Written Answers – No Robust Numbers

Parliamentary Written Answers to Questions, Tuesday 18 June 2013

Julie Hilling: To ask the Secretary of State for Transport what estimate he has made of the rate of growth in the number of rail passengers travelling into major UK cities over the last (a) 10 and (b) 20 years. [160089]

Mr Simon Burns: No robust estimate of the rate of growth in the number of rail passengers travelling into major UK cities over the last (a) 10 and (b) 20 years is readily available.

Stop HS2 says:

On numerous occasions, Government ministers and others have said that a fundamental reason for building HS2 is that the railways, especially the West Coast Main Line, are about to run out of capacity.

However, if they do not know how and where passenger numbers have been growing, they can not make forecasts about future growth with any accuracy.

HS2 is a high risk project, because the whole of Phase 1 needs to be built before any new capacity is available. That means a wait of at least thirteen years, and spend of more than £17 billion – but if the Department for Transport does not have even a “robust estimate of the rate of growth” then they may have picked the wrong strategy.
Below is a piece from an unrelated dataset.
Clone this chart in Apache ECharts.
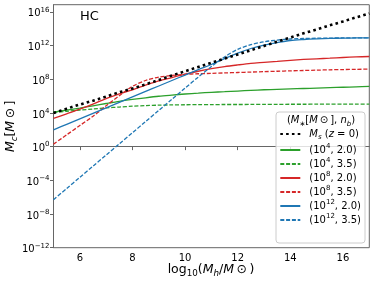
<!DOCTYPE html>
<html><head><meta charset="utf-8">
<script src="https://cdn.jsdelivr.net/npm/echarts@6/dist/echarts.min.js"></script>
<style>html,body{margin:0;padding:0;background:#fff}#c{width:374px;height:283px}</style>
</head><body><div id="c"></div>
<script>
// x: log10(Mh/Msun); y values are log10(Mc/Msun)
const logMh = [5,5.5,6,6.5,7,7.5,8,8.5,9,9.5,10,10.5,11,11.5,12,12.5,13,13.5,14,14.5,15,15.5,16,16.5,17];
const msZ0  = [4.0,4.5,5.0,5.45,5.95,6.45,6.9,7.4,7.9,8.45,8.95,9.45,9.95,10.45,10.95,11.45,11.95,12.45,12.95,13.45,13.9,14.4,14.85,15.35,15.8];
const g20   = [4.1,4.33,4.58,4.85,5.12,5.38,5.6,5.8,5.98,6.12,6.25,6.35,6.45,6.52,6.6,6.68,6.75,6.8,6.85,6.9,6.95,7.0,7.05,7.1,7.15];
const g35   = [4.05,4.2,4.33,4.47,4.6,4.7,4.8,4.87,4.92,4.95,4.97,4.98,4.99,5.0,5.0,5.01,5.02,5.02,5.03,5.03,5.04,5.04,5.05,5.05,5.05];
const r20   = [3.35,3.9,4.45,5.05,5.7,6.25,6.75,7.3,7.8,8.2,8.6,8.95,9.25,9.5,9.7,9.88,10.0,10.12,10.25,10.35,10.43,10.5,10.58,10.65,10.7];
const r35   = [0.3,1.4,2.5,3.6,4.85,6.05,7.15,7.85,8.25,8.45,8.58,8.65,8.7,8.75,8.8,8.85,8.9,8.95,9.0,9.04,9.08,9.12,9.15,9.18,9.2];
const b20   = [2.0,2.65,3.3,3.95,4.6,5.25,5.9,6.55,7.2,7.85,8.5,9.15,9.75,10.45,11.1,11.65,12.05,12.35,12.6,12.72,12.8,12.85,12.88,12.9,12.92];
const b35   = [-6.3,-4.97,-3.65,-2.32,-1.0,0.33,1.65,2.98,4.3,5.62,6.95,8.25,9.5,10.65,11.55,12.1,12.45,12.65,12.78,12.84,12.87,12.89,12.9,12.91,12.92];
const xTicks = [6,8,10,12,14,16];
const yTicks = [-12,-8,-4,0,4,8,12,16];

const FF = 'DejaVu Sans';
const GREEN = '#2ca02c', RED = '#d62728', BLUE = '#1f77b4';
const pair = ys => logMh.map((x, i) => [x, ys[i]]);

const legendLabels = {
  Ms:  '{i|M}{sb|s}{n| (}{i|z}{n| = 0)}',
  g20: '{n|(10}{sp|4}{n|, 2.0)}',
  g35: '{n|(10}{sp|4}{n|, 3.5)}',
  r20: '{n|(10}{sp|8}{n|, 2.0)}',
  r35: '{n|(10}{sp|8}{n|, 3.5)}',
  b20: '{n|(10}{sp|12}{n|, 2.0)}',
  b35: '{n|(10}{sp|12}{n|, 3.5)}'
};
function richSet(fs) {
  return {
    n:  {fontFamily: FF, fontSize: fs, lineHeight: fs + 4, color: '#000'},
    i:  {fontFamily: FF, fontSize: fs, fontStyle: 'italic', lineHeight: fs + 4, color: '#000'},
    sb: {fontFamily: FF, fontSize: fs * 0.7, fontStyle: 'italic', lineHeight: fs * 0.7, verticalAlign: 'bottom', color: '#000'},
    sp: {fontFamily: FF, fontSize: fs * 0.7, lineHeight: fs * 0.7, verticalAlign: 'top', color: '#000'}
  };
}

function mkLine(name, ys, color, dashed, z) {
  return {
    name, type: 'line', data: pair(ys), symbol: 'none', smooth: 0.3, z: z || 2,
    lineStyle: {color, width: 1.3, type: dashed ? [4, 1.8] : 'solid'},
    itemStyle: {color}
  };
}

const series = [
  mkLine('g20', g20, GREEN, false),
  mkLine('g35', g35, GREEN, true),
  mkLine('r20', r20, RED, false),
  mkLine('r35', r35, RED, true),
  mkLine('b20', b20, BLUE, false),
  mkLine('b35', b35, BLUE, true),
  {name: 'Ms', type: 'line', data: pair(msZ0), symbol: 'none', z: 3,
   lineStyle: {color: '#000', width: 2.6, type: [2.6, 3.2], cap: 'butt'}, itemStyle: {color: '#000'}}
];

const chart = echarts.init(document.getElementById('c'), null, {renderer: 'canvas'});
chart.setOption({
  animation: false,
  backgroundColor: '#fff',
  grid: {left: 53.5, right: 4.7, top: 4.7, bottom: 35.3, show: true, borderColor: '#666', borderWidth: 1, backgroundColor: 'transparent'},
  xAxis: {
    type: 'value', min: 5, max: 17,
    axisLine: {show: true, lineStyle: {color: '#666', width: 1}},
    axisTick: {show: true, inside: false, length: 3.5, customValues: xTicks, lineStyle: {color: '#666'}},
    axisLabel: {customValues: xTicks, margin: 5.5, fontFamily: FF, fontSize: 10, color: '#000'},
    splitLine: {show: false}
  },
  yAxis: {
    type: 'value', min: -12, max: 16.85,
    axisLine: {show: true, lineStyle: {color: '#666', width: 1}},
    axisTick: {show: true, inside: false, length: 3.5, customValues: yTicks, lineStyle: {color: '#666'}},
    axisLabel: {
      customValues: yTicks, margin: 4, color: '#000', padding: [4, 0, 0, 0],
      formatter: v => { const e = Math.round(v); return '{b|10}{s|' + (e < 0 ? '\u2212' + (-e) : e) + '}'; },
      rich: {
        b: {fontFamily: FF, fontSize: 10, lineHeight: 15, color: '#000'},
        s: {fontFamily: FF, fontSize: 7, lineHeight: 7, verticalAlign: 'top', color: '#000'}
      }
    },
    splitLine: {show: false}
  },
  legend: {
    orient: 'vertical', left: 279.3, top: 129, padding: 0, z: 20,
    itemWidth: 20, itemHeight: 10, itemGap: 2,
    data: ['Ms', 'g20', 'g35', 'r20', 'r35', 'b20', 'b35'],
    formatter: name => legendLabels[name],
    itemStyle: {opacity: 0},
    textStyle: {fontFamily: FF, fontSize: 10, color: '#000', padding: [0, 0, 0, 4], rich: richSet(10)},
    selectedMode: false
  },
  graphic: [
    {type: 'rect', z: 10, shape: {x: 276, y: 112, width: 89, height: 131, r: 3},
     style: {fill: 'rgba(255,255,255,0.8)', stroke: '#cccccc', lineWidth: 1}},
    {type: 'text', z: 60, x: 321, y: 120.5,
     style: {text: '{n|(}{i|M}{sb|\u2217}{n|[}{i|M}{n|\u2009\u2299\u2009], }{i|n}{sb|b}{n|)}',
             rich: richSet(10), align: 'center', verticalAlign: 'middle'}},
    {type: 'text', z: 60, x: 80, y: 16.7,
     style: {text: 'HC', fontFamily: FF, fontSize: 13, fill: '#000', align: 'left', verticalAlign: 'middle'}},
    {type: 'text', z: 60, x: 211, y: 270,
     style: {text: '{n|log}{sl|10}{n|(}{i|M}{sb|h}{n|/}{i|M}{n|\u2009\u2299\u2009)}',
             rich: Object.assign(richSet(12.5), {sl: {fontFamily: FF, fontSize: 8.75, lineHeight: 8.75, verticalAlign: 'bottom', color: '#000'}}),
             align: 'center', verticalAlign: 'middle'}},
    {type: 'text', z: 60, x: 11, y: 126.3, rotation: Math.PI / 2,
     style: {text: '{i|M}{sb|c}{n|[}{i|M}{n|\u2009\u2299\u2009]}',
             rich: richSet(12.5), align: 'center', verticalAlign: 'middle'}}
  ],
  series
});
</script></body></html>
A package of smaller schemes can also release capacity, both regionally and nationally, with each part of the work providing extra capacity as it is finished.

Using a package of improvements is much less risky. If it turns out the growth forecasts were wrong – because there was no “robust” data to base them on – than the package can be changed and re-targeted.

6 comments to “Written Answers – No Robust Numbers”
  1. 3rd request for mps if your own watch dog doubts hs2 and your snr minster says the govenment can not be waisting tax payers taxes ,and so meany top people are against hs2 how can you think of voteing on Wednesday. To give the transport dept a blank cheque to continue with this project and waist more billions on something the country can not afford just think about it when all your departments are asked to cut there budgets on our services you can’t vote for something we can all live with out .threre are far more pressing things we could be doing for the country like building more homes ,broadband for all repairing and investing in our roads just think about it and let’s. have something now not in 30 yrs. time which could be a total waist of money with times changing so quickly in 30yrs cars driving them selves video convincing and the rest of change can you gamble on old transport like trains?

  2. Our MPs always seem to be the last to know. HS2 is turning into a disastrous PR exercise for them. When will they ever learn? When will they stop digging?

  3. 2nd request for mps if the transport minister as not a clue about future passenger numbers how can you vote on giving them a blank cheque on wenesday to spend billions on hs2 when all other depts. are asked to cut cut there budgets on our services so when that dept can prove we need hs2 put a stop to it now before we waist billions more pounds on something that is a gamble in these hard times for us all

  4. The key HS2 questions are rising management cost of HS2 in the next 1/2 years and the wrong design and wrong location.
    The HS2 corridor land and properties are 10% in deficit to 2008 prices. The MPs system with three leaders for the indulgence with a majority coalition is an abuse of process in Parliament. In any other situation there will be intervention. The public intervention was ignored in the main in 2011/12. The Draft ES is being processed without plan LIDAR images for the public to compare the reality to the maps. This will be another abused process of an unaccountable hybrid bill for urban settings not one where there is no recourse to moderation of commonsense. The Legal cases were an attempt to try the judicial fairness but this is not avialable in the process development period. The Command Paper of 2010 without scrutiny has been used to trigger a runaway expenditure of up to £3B per year and the HMT Chancellor can afford now only £3B in circa £200B for three sectors each of circa £1B. Abuse of process by group thinking MPs does not appear democracy to many people in the UK for a single indulgent parallel faster but one line each way track. What failed the UK with decision making override from 650 MPs many who have inadequate understanding of capital project evaluations or transport planning. Not the nation for the 21st Century asserting democracy in other strife zones. The new flock went wrong this time.

  5. Not surprising, Simon Burns simply doesn’t have a clue what is going on. Remember he is the guy who “didn’t recognise” the £ 3.3 bn shortfall highlighted by the National Audit Office on existing budgets — just up to 2021. That is a shortfall between his own department’s funding and his own department’s capex plans.